> PROBLEM DETAILS: Extract the lines from the start through the line that holds "va='center', fontsize=11, color='#595959')", both included, omitting all images.

> DATASET SECTION:

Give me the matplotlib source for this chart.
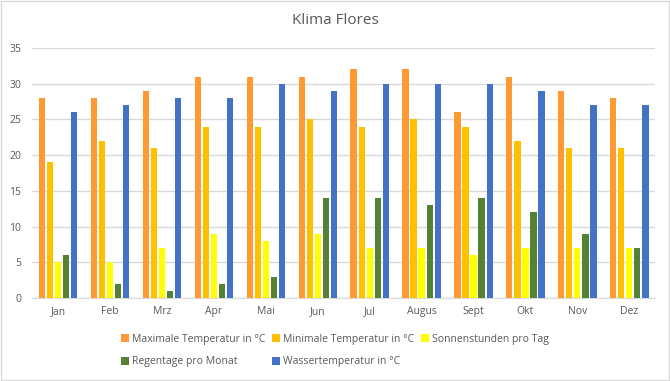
import matplotlib
matplotlib.use("Agg")
import matplotlib.pyplot as plt
import numpy as np

months = ["Jan", "Feb", "Mrz", "Apr", "Mai", "Jun", "Jul", "Augus", "Sept", "Okt", "Nov", "Dez"]
max_temp = [28, 28, 29, 31, 31, 31, 32, 32, 26, 31, 29, 28]
min_temp = [19, 22, 21, 24, 24, 25, 24, 25, 24, 22, 21, 21]
sun_hours = [5, 5, 7, 9, 8, 9, 7, 7, 6, 7, 7, 7]
rain_days = [6, 2, 1, 2, 3, 14, 14, 13, 14, 12, 9, 7]
water_temp = [26, 27, 28, 28, 30, 29, 30, 30, 30, 29, 27, 27]

series = [
    ("Maximale Temperatur in °C", max_temp, "#FF9933"),
    ("Minimale Temperatur in °C", min_temp, "#FFC000"),
    ("Sonnenstunden pro Tag", sun_hours, "#FFFF00"),
    ("Regentage pro Monat", rain_days, "#548235"),
    ("Wassertemperatur in °C", water_temp, "#4472C4"),
]

plt.rcParams['font.family'] = ['Open Sans', 'DejaVu Sans']

fig = plt.figure(figsize=(6.7, 3.81), dpi=100)
ax = fig.add_axes([0.048, 0.218, 0.930, 0.656])

x = np.arange(len(months))
step = 0.155
width = 0.12
handles = []
for i, (name, vals, col) in enumerate(series):
    h = ax.bar(x + (i - 2) * step, vals, width=width, color=col, label=name, zorder=3)
    handles.append(h)

ax.set_xlim(-0.5, len(months) - 0.5)
ax.set_ylim(0, 35)
ax.set_yticks(range(0, 36, 5))
ax.set_xticks(x)
ax.set_xticklabels(months)
ax.grid(axis='y', color='#D9D9D9', linewidth=1, zorder=0)
for s in ['top', 'right', 'left']:
    ax.spines[s].set_visible(False)
ax.spines['bottom'].set_color('#D9D9D9')
ax.tick_params(axis='both', length=0, colors='#595959', labelsize=7.5)
ax.tick_params(axis='x', pad=6)
ax.tick_params(axis='y', pad=8)

fig.text(0.5, 0.945, "Klima Flores", ha='center', va='center', fontsize=11, color='#595959')

# row-major order for a 3-column legend
order = [0, 3, 1, 4, 2]
leg = fig.legend(handles=[handles[i] for i in order], loc='upper center', bbox_to_anchor=(0.5, 0.148), ncol=3,
                 frameon=False, fontsize=7.5, handlelength=0.8, handleheight=0.8,
                 handletextpad=0.3, columnspacing=0.6, labelspacing=1.1)
for t in leg.get_texts():
    t.set_color('#595959')

fig.patches.append(matplotlib.patches.Rectangle((0.001, 0.002), 0.997, 0.995, transform=fig.transFigure,
                                                fill=False, edgecolor='#D9D9D9', linewidth=1))
fig.savefig("out.png", dpi=100, facecolor='white')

> ANSWER FOR THE TASK:
Give me the matplotlib source for this chart.
import matplotlib
matplotlib.use("Agg")
import matplotlib.pyplot as plt
import numpy as np

months = ["Jan", "Feb", "Mrz", "Apr", "Mai", "Jun", "Jul", "Augus", "Sept", "Okt", "Nov", "Dez"]
max_temp = [28, 28, 29, 31, 31, 31, 32, 32, 26, 31, 29, 28]
min_temp = [19, 22, 21, 24, 24, 25, 24, 25, 24, 22, 21, 21]
sun_hours = [5, 5, 7, 9, 8, 9, 7, 7, 6, 7, 7, 7]
rain_days = [6, 2, 1, 2, 3, 14, 14, 13, 14, 12, 9, 7]
water_temp = [26, 27, 28, 28, 30, 29, 30, 30, 30, 29, 27, 27]

series = [
    ("Maximale Temperatur in °C", max_temp, "#FF9933"),
    ("Minimale Temperatur in °C", min_temp, "#FFC000"),
    ("Sonnenstunden pro Tag", sun_hours, "#FFFF00"),
    ("Regentage pro Monat", rain_days, "#548235"),
    ("Wassertemperatur in °C", water_temp, "#4472C4"),
]

plt.rcParams['font.family'] = ['Open Sans', 'DejaVu Sans']

fig = plt.figure(figsize=(6.7, 3.81), dpi=100)
ax = fig.add_axes([0.048, 0.218, 0.930, 0.656])

x = np.arange(len(months))
step = 0.155
width = 0.12
handles = []
for i, (name, vals, col) in enumerate(series):
    h = ax.bar(x + (i - 2) * step, vals, width=width, color=col, label=name, zorder=3)
    handles.append(h)

ax.set_xlim(-0.5, len(months) - 0.5)
ax.set_ylim(0, 35)
ax.set_yticks(range(0, 36, 5))
ax.set_xticks(x)
ax.set_xticklabels(months)
ax.grid(axis='y', color='#D9D9D9', linewidth=1, zorder=0)
for s in ['top', 'right', 'left']:
    ax.spines[s].set_visible(False)
ax.spines['bottom'].set_color('#D9D9D9')
ax.tick_params(axis='both', length=0, colors='#595959', labelsize=7.5)
ax.tick_params(axis='x', pad=6)
ax.tick_params(axis='y', pad=8)

fig.text(0.5, 0.945, "Klima Flores", ha='center', va='center', fontsize=11, color='#595959')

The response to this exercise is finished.